Ein Zungenton sollte nie höher als der Bourdonpunkt gestimmt
werden, da sonst die Gefahr besteht, dass er umkippt wenn die
Raumtemperatur einige Grade kälter wird. Ob ein Ton schon
höher als der Bourdonpunkt gestimmt ist, kann leicht
geprüft werden, indem man den Becher mit der Hand
schließt und anschließend wieder öffnet. Beim
Schließen sollte er in einen höheren Ton umkippen und
anschließend beim Öffnen wieder zurück in den
richtigen Ton. Erklingt er weiter zu hoch, so ist der Becher zu
lang oder die Zunge zu hoch gestimmt.
Veränderungen
und Reaktionen
Zunge stärker
aufwerfen
lauter, grundtöniger, langsamere Ansprache
Der Ton springt früher in den Bourdonpunkt, klingt dann
weicher und ist stabiler
Zunge schwächer aufwerfen
leiser, obertöniger, schnellere Ansprache
Der Ton springt später in den Bourdonpunkt, klingt dann
schärfer und ist unstabiler
Näher zum Bourdonpunkt
weicher, grundtöniger, leiser
Die Zunge wird sehr stark durch die Resonanz des Bechers
gedämpft. Dadurch fallen Fehler im Bogen des Zungenblattes
nicht so auf, und die Stimmung ändert sich bei einer
Veränderung der Temperatur gegenüber den Labialen
weniger.
Der Zungenton wird stärker vom Becher bestimmt.

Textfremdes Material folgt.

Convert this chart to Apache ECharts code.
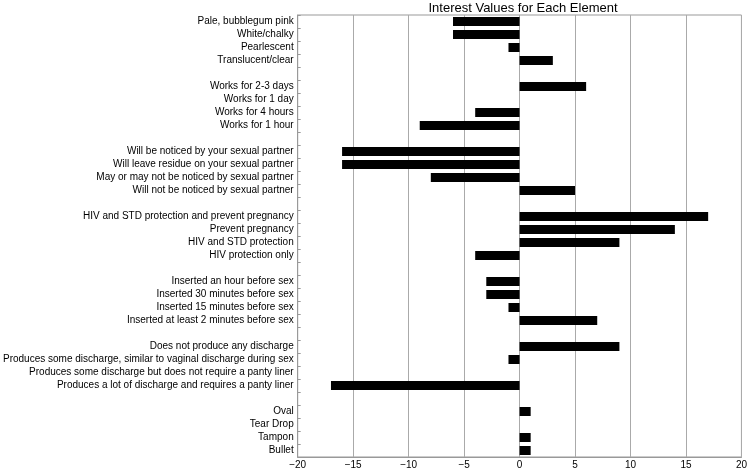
<!DOCTYPE html>
<html>
<head>
<meta charset="utf-8">
<script src="https://cdn.jsdelivr.net/npm/echarts@6/dist/echarts.min.js"></script>
<style>html,body{margin:0;padding:0;background:#fff}#c{width:750px;height:470px}</style>
</head>
<body>
<div id="c"></div>
<script>
var categories = [
  'Pale, bubblegum pink', 'White/chalky', 'Pearlescent', 'Translucent/clear', ' ',
  'Works for 2-3 days', 'Works for 1 day', 'Works for 4 hours', 'Works for 1 hour', '  ',
  'Will be noticed by your sexual partner', 'Will leave residue on your sexual partner', 'May or may not be noticed by sexual partner', 'Will not be noticed by sexual partner', '   ',
  'HIV and STD protection and prevent pregnancy', 'Prevent pregnancy', 'HIV and STD protection', 'HIV protection only', '    ',
  'Inserted an hour before sex', 'Inserted 30 minutes before sex', 'Inserted 15 minutes before sex', 'Inserted at least 2 minutes before sex', '     ',
  'Does not produce any discharge', 'Produces some discharge, similar to vaginal discharge during sex', 'Produces some discharge but does not require a panty liner', 'Produces a lot of discharge and requires a panty liner', '      ',
  'Oval', 'Tear Drop', 'Tampon', 'Bullet'
];
var values = [
  -6, -6, -1, 3, null,
  6, 0, -4, -9, null,
  -16, -16, -8, 5, null,
  17, 14, 9, -4, null,
  -3, -3, -1, 7, null,
  9, -1, 0, -17, null,
  1, 0, 1, 1
];
var xTicks = [-20, -15, -10, -5, 0, 5, 10, 15, 20];
var titleText = 'Interest Values for Each Element';

var chart = echarts.init(document.getElementById('c'), null, {renderer: 'canvas'});
chart.setOption({
  animation: false,
  backgroundColor: '#fff',
  title: {
    text: titleText, left: 518, textAlign: 'center', top: -3,
    textStyle: {fontFamily: 'Liberation Sans, Arial, sans-serif', fontWeight: 'normal', fontSize: 13, color: '#000'}
  },
  grid: {left: 293, right: 6, top: 15, bottom: 13, show: true, borderColor: '#999', borderWidth: 1, containLabel: false},
  xAxis: {
    type: 'value', min: xTicks[0], max: xTicks[xTicks.length - 1], interval: 5,
    axisLine: {show: true, onZero: false, lineStyle: {color: '#999'}},
    axisTick: {show: false},
    splitLine: {show: true, lineStyle: {color: '#aaa', width: 1}},
    axisLabel: {
      margin: 3, fontSize: 10, color: '#000', fontFamily: 'Liberation Sans, Arial, sans-serif',
      formatter: function (v) { return v < 0 ? '\u2212' + Math.abs(v) : String(v); }
    }
  },
  yAxis: {
    type: 'category', data: categories, inverse: true,
    axisLine: {show: true, onZero: false, lineStyle: {color: '#999'}},
    axisTick: {show: true, inside: true, length: 3, lineStyle: {color: '#999'}},
    splitLine: {show: false},
    axisLabel: {margin: 4, fontSize: 10, color: '#000', fontFamily: 'Liberation Sans, Arial, sans-serif', interval: 0}
  },
  series: [{
    type: 'bar', data: values, barWidth: 9,
    itemStyle: {color: '#000'}
  }]
});
</script>
</body>
</html>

Näher zum brillianten Punkt
schärfer, obertöniger, lauter
Die Zunge wird nur noch sehr schwach von der Resonanz des Bechers
gedämpft. Für einen gut klingenden Ton muss das
Zungenblatt fehlerfrei gebogen sein, sonst klirrt er metallisch
hart. Durch den schwächeren Einfluss der Resonanz des
Bechers ändert sich die Stimmung gegenüber den Labialen
bei Temperaturänderungen erheblich.
Der Zungenton wird stärker vom Zungenblatt bestimmt.
Funktionsweise der
Zunge
Da es bisher keine wissenschaftlichen Untersuchungen über
die Funktion der Zungenstimmen gibt, seien hier einige
Überlegungen ausgeführt, die aus meiner praktischen
Arbeit herrühren.
Da ein Zungenton, anders als eine Labialpfeife, auch ohne
Resonanzkörper recht laut klingen kann, ist er nicht
unbedingt auf einen Resonator angewiesen. Bei den
vielfältigen Erscheinungsformen lässt sich vielleicht
am Besten ein Grundmodell aus Dämpfung und Verstärkung
entwerfen.
Ausgehend von einem gleichmäßig gekrümmten
Zungenblatt (radial gebogen wie ein Kreisausschnitt) möchte
ich zunächst einige Dämpfungs- und
Verstärkungsfaktoren aufzählen.
Dämpfung:
Exponentieller Zungenaufwurf
Öffnungsschlitz der Kehle verkleinern
Härte der Kehlenauflagefläche verringern (z.B. durch
Leder)
Kehlendurchmesser verengen
Bei vorhandenem Becher:
Becherspitze verengen
Näher zum Bourdonpunkt
stimmen
Becherdurchmesser verkleinern
Becheröffnung
schließen
Verstärkung:
Zunge vorne flach gebogen
Öffnungsschlitz der Kehle vergrößern
Kehlendurchmesser vergrößern
Bei vorhandenem Becher:
Becherspitze erweitern
Näher zum brillianten Punkt
stimmen
Becherdurchmesser
vergrößern
Alle aufgeführten Parameter beeinflussen die Stärke des
Zungenblattaufschlages. Bei großer Dämpfung
schlägt das Blatt nur noch mit sehr geringer Kraft auf oder
es wird vorne sogar gar nicht mehr dicht. Dies führt zu
einem sehr weichen Ton. Bei geringer Dämpfung schlägt
das Zungenblatt mit großer Energie auf die Kehle. Dadurch
klingt der Ton sehr klirrend.
Das Verhalten einer Zungenstimme um den Bourdonpunkt scheint mir
am interessantesten und wichtigsten. Es gibt, ähnlich wie
das Anblasen einer Labialpfeife, am meisten Aufschluss über
den Zustand eines Zungentones.
Dass er an dieser Stelle so weich und voll klingt, erkläre
ich mir aus dem Zusammenspiel zwischen Becherresonanzfrequenz und
Zungenfrequenz. Ist die Zungenfrequenz etwas höher als die
Becherresonanzfrequenz, so trifft das aufschlagende Zungenblatt
auf die ankommende reflektierte Schallwelle des Bechers. Dadurch
wird der Aufschlag gedämpft und der Ton klingt weich und
gedämpft. Ist die Zungenfrequenz etwas tiefer als die
Becherresonanzfrequenz, so wird das aufschlagende Zungenblatt von
der zurückgehenden Schallwelle zusätzlich noch
angesogen. Dadurch klingt der Ton viel härter und
schärfer.
Ein wohlklingender Zungenton, besonders der tiefen Lage, ist
immer eine gelungene Balance zwischen Dämpfung durch den
Bogen des Zungenblattes und der Becherresonanz.